EXERCISE DIRECTIONS – Skip pictures; extract every line from the one with "Output the Python" through the one with "from matplotlib.patches import", exactly as written.
(begin)
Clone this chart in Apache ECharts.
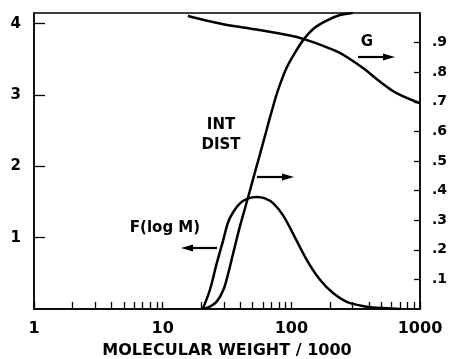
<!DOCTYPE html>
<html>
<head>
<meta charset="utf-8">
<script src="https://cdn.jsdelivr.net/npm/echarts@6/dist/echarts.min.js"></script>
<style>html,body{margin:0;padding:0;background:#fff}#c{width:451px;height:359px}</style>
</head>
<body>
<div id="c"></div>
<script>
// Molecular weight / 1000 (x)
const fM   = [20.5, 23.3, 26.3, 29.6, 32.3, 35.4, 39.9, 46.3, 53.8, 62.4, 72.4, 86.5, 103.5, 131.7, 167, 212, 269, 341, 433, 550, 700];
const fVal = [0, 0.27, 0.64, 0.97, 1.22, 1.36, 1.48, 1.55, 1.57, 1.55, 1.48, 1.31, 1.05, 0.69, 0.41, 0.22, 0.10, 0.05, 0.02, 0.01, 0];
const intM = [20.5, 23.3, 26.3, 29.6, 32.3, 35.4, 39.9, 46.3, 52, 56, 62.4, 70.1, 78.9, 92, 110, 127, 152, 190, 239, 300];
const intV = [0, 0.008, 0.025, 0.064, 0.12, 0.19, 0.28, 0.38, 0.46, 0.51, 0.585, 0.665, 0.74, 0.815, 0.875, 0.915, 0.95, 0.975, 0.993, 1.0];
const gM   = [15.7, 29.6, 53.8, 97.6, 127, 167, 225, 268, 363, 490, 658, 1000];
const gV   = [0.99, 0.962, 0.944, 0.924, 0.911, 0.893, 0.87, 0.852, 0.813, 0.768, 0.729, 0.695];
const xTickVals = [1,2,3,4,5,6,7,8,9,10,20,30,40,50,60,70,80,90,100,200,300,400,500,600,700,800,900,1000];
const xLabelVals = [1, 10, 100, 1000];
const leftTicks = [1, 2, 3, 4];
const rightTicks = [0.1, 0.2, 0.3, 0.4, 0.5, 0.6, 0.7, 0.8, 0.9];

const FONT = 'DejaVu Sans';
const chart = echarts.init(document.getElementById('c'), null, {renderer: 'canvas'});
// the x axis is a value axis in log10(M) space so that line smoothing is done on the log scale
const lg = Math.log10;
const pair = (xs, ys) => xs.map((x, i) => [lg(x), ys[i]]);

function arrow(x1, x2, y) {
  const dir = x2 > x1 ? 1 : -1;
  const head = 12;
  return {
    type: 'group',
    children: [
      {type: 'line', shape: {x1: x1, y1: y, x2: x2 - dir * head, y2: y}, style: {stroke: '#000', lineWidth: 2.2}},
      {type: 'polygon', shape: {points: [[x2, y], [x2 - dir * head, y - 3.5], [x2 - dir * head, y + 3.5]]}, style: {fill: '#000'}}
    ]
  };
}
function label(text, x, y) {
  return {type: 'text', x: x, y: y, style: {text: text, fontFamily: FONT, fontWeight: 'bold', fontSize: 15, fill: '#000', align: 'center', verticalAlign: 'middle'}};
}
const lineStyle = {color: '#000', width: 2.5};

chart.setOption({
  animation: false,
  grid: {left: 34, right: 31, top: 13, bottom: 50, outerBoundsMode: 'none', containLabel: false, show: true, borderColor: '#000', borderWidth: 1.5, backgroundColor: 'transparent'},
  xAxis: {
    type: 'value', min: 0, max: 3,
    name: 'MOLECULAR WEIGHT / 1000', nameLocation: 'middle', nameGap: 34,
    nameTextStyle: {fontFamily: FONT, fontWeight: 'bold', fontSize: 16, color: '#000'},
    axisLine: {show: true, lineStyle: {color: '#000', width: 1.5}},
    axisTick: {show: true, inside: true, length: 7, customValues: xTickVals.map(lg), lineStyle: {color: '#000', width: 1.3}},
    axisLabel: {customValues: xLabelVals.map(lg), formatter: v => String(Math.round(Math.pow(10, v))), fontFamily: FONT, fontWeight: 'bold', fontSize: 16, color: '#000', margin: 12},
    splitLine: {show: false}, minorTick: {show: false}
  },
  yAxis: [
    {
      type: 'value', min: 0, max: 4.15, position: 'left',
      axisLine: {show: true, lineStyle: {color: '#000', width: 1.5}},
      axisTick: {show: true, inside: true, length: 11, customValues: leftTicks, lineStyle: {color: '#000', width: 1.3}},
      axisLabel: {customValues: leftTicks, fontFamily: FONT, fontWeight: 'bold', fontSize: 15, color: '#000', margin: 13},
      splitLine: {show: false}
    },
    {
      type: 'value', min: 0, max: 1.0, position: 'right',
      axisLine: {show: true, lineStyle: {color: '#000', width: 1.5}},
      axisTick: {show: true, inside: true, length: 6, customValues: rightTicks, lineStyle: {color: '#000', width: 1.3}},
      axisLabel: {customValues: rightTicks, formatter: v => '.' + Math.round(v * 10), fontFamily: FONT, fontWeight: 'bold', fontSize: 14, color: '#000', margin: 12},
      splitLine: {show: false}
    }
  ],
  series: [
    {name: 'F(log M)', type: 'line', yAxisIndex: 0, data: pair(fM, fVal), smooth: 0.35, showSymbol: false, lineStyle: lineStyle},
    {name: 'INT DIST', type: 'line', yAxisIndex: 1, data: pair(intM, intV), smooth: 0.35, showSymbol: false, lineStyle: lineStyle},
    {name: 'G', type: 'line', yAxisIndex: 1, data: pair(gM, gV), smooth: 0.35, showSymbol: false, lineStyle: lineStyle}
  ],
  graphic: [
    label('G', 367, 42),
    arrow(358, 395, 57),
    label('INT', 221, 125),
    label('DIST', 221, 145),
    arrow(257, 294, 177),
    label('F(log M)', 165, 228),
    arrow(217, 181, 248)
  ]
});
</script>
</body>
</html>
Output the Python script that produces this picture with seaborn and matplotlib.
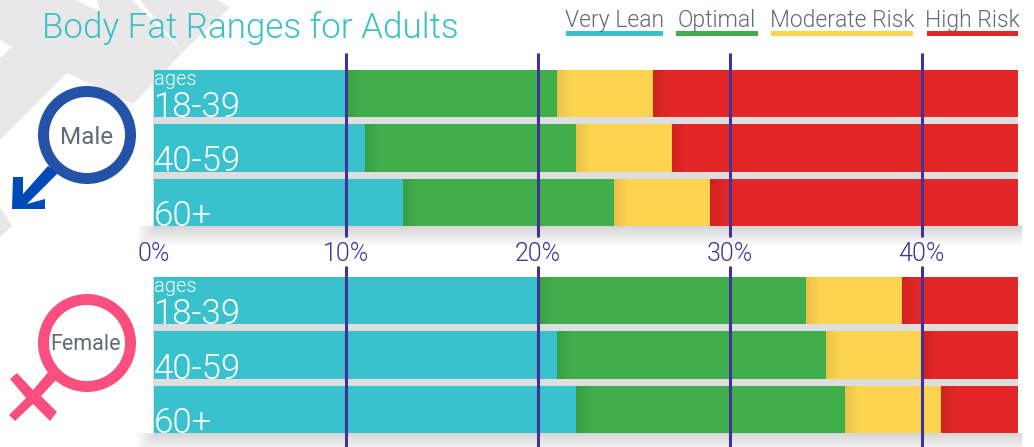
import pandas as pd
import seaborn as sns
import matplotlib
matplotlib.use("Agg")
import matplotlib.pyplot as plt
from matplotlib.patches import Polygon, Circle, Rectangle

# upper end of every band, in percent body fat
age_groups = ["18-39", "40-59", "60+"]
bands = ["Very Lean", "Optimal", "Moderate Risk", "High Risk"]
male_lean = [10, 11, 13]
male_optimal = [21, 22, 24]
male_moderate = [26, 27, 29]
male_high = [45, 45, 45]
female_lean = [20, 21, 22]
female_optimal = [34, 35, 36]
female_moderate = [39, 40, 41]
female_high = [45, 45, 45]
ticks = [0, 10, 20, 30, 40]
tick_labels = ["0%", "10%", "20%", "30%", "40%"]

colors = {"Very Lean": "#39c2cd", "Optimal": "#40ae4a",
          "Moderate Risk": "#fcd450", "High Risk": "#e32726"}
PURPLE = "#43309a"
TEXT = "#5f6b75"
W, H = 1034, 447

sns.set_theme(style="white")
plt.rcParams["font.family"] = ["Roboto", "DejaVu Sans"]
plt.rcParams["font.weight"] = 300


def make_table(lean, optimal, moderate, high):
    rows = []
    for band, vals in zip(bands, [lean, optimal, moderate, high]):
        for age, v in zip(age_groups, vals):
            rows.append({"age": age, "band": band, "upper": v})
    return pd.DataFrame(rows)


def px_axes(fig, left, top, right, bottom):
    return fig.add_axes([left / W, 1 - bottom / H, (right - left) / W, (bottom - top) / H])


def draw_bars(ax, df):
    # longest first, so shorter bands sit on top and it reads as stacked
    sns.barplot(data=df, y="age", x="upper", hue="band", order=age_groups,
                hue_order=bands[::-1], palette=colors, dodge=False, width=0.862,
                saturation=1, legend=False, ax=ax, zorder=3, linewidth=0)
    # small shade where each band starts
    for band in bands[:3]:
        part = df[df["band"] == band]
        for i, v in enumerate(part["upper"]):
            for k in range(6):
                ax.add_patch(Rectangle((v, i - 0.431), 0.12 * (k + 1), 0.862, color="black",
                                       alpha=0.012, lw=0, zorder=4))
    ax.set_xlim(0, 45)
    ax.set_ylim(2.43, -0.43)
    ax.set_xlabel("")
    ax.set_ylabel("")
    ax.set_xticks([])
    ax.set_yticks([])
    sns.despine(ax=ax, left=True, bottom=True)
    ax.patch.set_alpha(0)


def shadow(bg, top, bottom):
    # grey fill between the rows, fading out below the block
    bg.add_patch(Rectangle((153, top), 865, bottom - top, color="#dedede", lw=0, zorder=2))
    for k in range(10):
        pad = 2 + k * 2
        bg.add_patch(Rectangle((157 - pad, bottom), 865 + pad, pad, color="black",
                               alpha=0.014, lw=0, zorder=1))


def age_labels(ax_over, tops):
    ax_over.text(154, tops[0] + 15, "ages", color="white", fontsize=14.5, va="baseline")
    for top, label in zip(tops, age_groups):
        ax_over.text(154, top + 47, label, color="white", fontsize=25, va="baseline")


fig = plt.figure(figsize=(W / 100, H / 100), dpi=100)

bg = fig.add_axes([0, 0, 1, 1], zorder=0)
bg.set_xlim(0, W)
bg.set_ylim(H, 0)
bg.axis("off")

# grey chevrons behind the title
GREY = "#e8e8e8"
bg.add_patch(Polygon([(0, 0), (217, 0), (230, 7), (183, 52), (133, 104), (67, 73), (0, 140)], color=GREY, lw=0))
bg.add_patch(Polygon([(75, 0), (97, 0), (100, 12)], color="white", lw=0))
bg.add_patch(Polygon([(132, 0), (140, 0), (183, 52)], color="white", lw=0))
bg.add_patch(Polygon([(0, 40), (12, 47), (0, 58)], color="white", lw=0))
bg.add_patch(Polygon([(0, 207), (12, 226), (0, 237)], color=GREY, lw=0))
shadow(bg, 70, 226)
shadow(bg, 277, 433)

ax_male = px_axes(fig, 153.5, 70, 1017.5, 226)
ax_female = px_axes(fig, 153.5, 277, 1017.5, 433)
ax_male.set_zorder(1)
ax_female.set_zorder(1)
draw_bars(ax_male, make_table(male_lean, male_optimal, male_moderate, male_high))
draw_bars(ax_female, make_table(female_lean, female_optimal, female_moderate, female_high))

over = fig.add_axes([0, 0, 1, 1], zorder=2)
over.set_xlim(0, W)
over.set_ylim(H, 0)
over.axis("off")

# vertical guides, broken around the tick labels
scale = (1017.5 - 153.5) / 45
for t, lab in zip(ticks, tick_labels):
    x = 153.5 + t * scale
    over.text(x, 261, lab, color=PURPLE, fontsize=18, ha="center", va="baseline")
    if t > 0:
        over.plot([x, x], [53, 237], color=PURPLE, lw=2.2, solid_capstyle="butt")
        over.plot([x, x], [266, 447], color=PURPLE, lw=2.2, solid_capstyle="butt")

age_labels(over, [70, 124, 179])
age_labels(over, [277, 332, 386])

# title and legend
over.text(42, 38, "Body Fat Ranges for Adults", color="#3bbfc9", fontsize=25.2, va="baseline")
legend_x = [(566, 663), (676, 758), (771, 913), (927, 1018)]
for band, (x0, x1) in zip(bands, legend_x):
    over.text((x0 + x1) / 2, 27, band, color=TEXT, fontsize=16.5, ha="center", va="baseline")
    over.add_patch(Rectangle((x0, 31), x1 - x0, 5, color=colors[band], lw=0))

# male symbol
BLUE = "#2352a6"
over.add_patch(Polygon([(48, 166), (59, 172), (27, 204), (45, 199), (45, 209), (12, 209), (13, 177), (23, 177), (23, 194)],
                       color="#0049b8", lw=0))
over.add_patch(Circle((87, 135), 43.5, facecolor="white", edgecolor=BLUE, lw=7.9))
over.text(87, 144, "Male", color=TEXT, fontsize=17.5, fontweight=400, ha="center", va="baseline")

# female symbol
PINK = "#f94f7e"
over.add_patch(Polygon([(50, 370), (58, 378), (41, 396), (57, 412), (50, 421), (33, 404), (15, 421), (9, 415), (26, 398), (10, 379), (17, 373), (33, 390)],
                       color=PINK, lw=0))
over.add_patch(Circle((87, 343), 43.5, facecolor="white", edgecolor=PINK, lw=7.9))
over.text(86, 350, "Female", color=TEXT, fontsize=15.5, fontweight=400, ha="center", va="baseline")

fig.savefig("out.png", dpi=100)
(end)
OUTPUT –
Output the Python script that produces this picture with seaborn and matplotlib.
import pandas as pd
import seaborn as sns
import matplotlib
matplotlib.use("Agg")
import matplotlib.pyplot as plt
from matplotlib.patches import Polygon, Circle, Rectangle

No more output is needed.